### Do this
Up to and including the line with "(o1) at (452,112)", write out the listing from its first line, minus the pictures.

** begin Available data **

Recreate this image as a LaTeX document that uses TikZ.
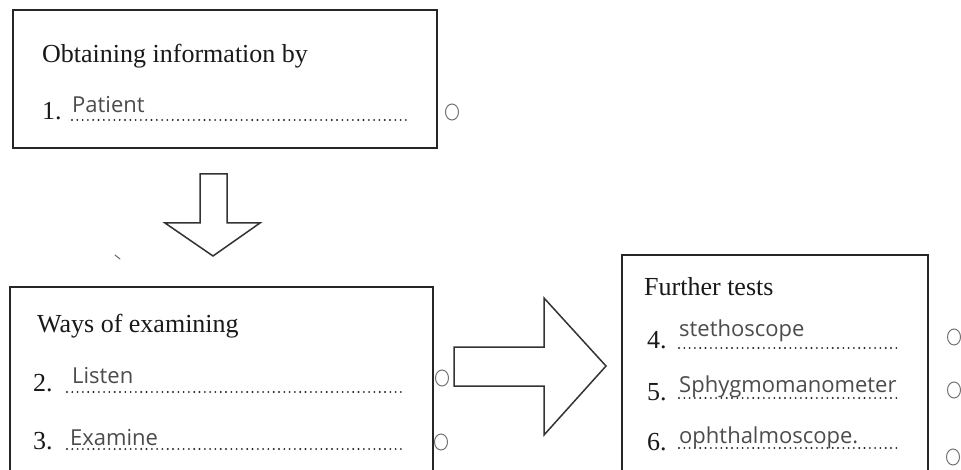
\documentclass[tikz,border=0pt]{standalone}
\usepackage{fontspec}
\usetikzlibrary{shapes.geometric}
\setmainfont{Liberation Serif}
\newfontfamily\hand{Open Sans}
\begin{document}
\begin{tikzpicture}[x=1pt,y=-1pt,
  box/.style={draw=black!85,line width=1.8pt,inner sep=0pt,outer sep=0pt},
  blockarrow/.style={draw=black!80,line width=1.5pt,fill=white,line join=miter},
  printed/.style={anchor=base west,inner sep=0pt,font=\fontsize{26}{30}\selectfont,text=black!90},
  handw/.style={anchor=base west,inner sep=0pt,font=\hand\fontsize{22}{26}\selectfont,text=black!70},
  leader/.style={draw=black!85,line width=2.1pt,line cap=round,dash pattern=on 0pt off 5.3pt},
  okmark/.style={draw=black!55,line width=1pt,ellipse,minimum width=13pt,minimum height=16pt,inner sep=0pt}
]
\useasboundingbox (0,0) rectangle (961,470);
\clip (0,0) rectangle (961,470);
\fill[white] (0,0) rectangle (961,470);

% boxes
\node[box,minimum width=424pt,minimum height=138pt] (b1) at (225,79) {};
\node[box,minimum width=423pt,minimum height=210pt] (b2) at (221.5,392) {};
\node[box,minimum width=306pt,minimum height=240pt] (b3) at (775,375) {};

% block arrows
\draw[blockarrow] (200,174) -- (227,174) -- (227,223) -- (260,223) -- (213,256) -- (165,223) -- (200,223) -- cycle;
\draw[blockarrow] (454,347) -- (544,347) -- (544,298) -- (606,366) -- (544,435) -- (544,386) -- (454,386) -- cycle;

% stray tick
\draw[black!60,line width=1pt,line cap=round] (115,255) -- (120,259);

% box 1
\node[printed] (t1) at (42,63) {Obtaining information by};
\node[printed] (n1) at (42,120) {1.};
\coordinate (l1a) at (72,120); \coordinate (l1b) at (408,120);
\draw[leader] (l1a) -- (l1b);
\node[handw] (h1) at (72,113) {Patient};
\node[okmark] (o1) at (452,112) {};

% box 2
\node[printed] (t2) at (37,333) {Ways of examining};
\node[printed] (n2) at (33,391) {2.};
\node[printed] (n3) at (33,449) {3.};
\coordinate (l2a) at (67,392); \coordinate (l2b) at (403,392);
\coordinate (l3a) at (67,449); \coordinate (l3b) at (403,449);
\draw[leader] (l2a) -- (l2b);
\draw[leader] (l3a) -- (l3b);
\node[handw] (h2) at (72,383) {Listen};
\node[handw] (h3) at (70,445) {Examine};
\node[okmark] (o2) at (442,378) {};
\node[okmark] (o3) at (441,442) {};

% box 3
\node[printed] (t3) at (644,295) {Further tests};
\node[printed] (n4) at (647,348) {4.};
\node[printed] (n5) at (647,400) {5.};
\node[printed] (n6) at (647,450) {6.};
\coordinate (l4a) at (679,348); \coordinate (l4b) at (900,348);
\coordinate (l5a) at (679,398); \coordinate (l5b) at (900,398);
\coordinate (l6a) at (679,448); \coordinate (l6b) at (900,448);
\draw[leader] (l4a) -- (l4b);
\draw[leader] (l5a) -- (l5b);
\draw[leader] (l6a) -- (l6b);
\node[handw] (h4) at (679,337) {stethoscope};
\node[handw] (h5) at (679,392) {Sphygmomanometer};
\node[handw] (h6) at (679,443) {ophthalmoscope.};
\node[okmark] (o4) at (954,337) {};
\node[okmark] (o5) at (954,390) {};
\node[okmark] (o6) at (953,457) {};
\end{tikzpicture}
\end{document}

** end Available data **

### The output
Recreate this image as a LaTeX document that uses TikZ.
\documentclass[tikz,border=0pt]{standalone}
\usepackage{fontspec}
\usetikzlibrary{shapes.geometric}
\setmainfont{Liberation Serif}
\newfontfamily\hand{Open Sans}
\begin{document}
\begin{tikzpicture}[x=1pt,y=-1pt,
  box/.style={draw=black!85,line width=1.8pt,inner sep=0pt,outer sep=0pt},
  blockarrow/.style={draw=black!80,line width=1.5pt,fill=white,line join=miter},
  printed/.style={anchor=base west,inner sep=0pt,font=\fontsize{26}{30}\selectfont,text=black!90},
  handw/.style={anchor=base west,inner sep=0pt,font=\hand\fontsize{22}{26}\selectfont,text=black!70},
  leader/.style={draw=black!85,line width=2.1pt,line cap=round,dash pattern=on 0pt off 5.3pt},
  okmark/.style={draw=black!55,line width=1pt,ellipse,minimum width=13pt,minimum height=16pt,inner sep=0pt}
]
\useasboundingbox (0,0) rectangle (961,470);
\clip (0,0) rectangle (961,470);
\fill[white] (0,0) rectangle (961,470);

% boxes
\node[box,minimum width=424pt,minimum height=138pt] (b1) at (225,79) {};
\node[box,minimum width=423pt,minimum height=210pt] (b2) at (221.5,392) {};
\node[box,minimum width=306pt,minimum height=240pt] (b3) at (775,375) {};

% block arrows
\draw[blockarrow] (200,174) -- (227,174) -- (227,223) -- (260,223) -- (213,256) -- (165,223) -- (200,223) -- cycle;
\draw[blockarrow] (454,347) -- (544,347) -- (544,298) -- (606,366) -- (544,435) -- (544,386) -- (454,386) -- cycle;

% stray tick
\draw[black!60,line width=1pt,line cap=round] (115,255) -- (120,259);

% box 1
\node[printed] (t1) at (42,63) {Obtaining information by};
\node[printed] (n1) at (42,120) {1.};
\coordinate (l1a) at (72,120); \coordinate (l1b) at (408,120);
\draw[leader] (l1a) -- (l1b);
\node[handw] (h1) at (72,113) {Patient};
\node[okmark] (o1) at (452,112) {};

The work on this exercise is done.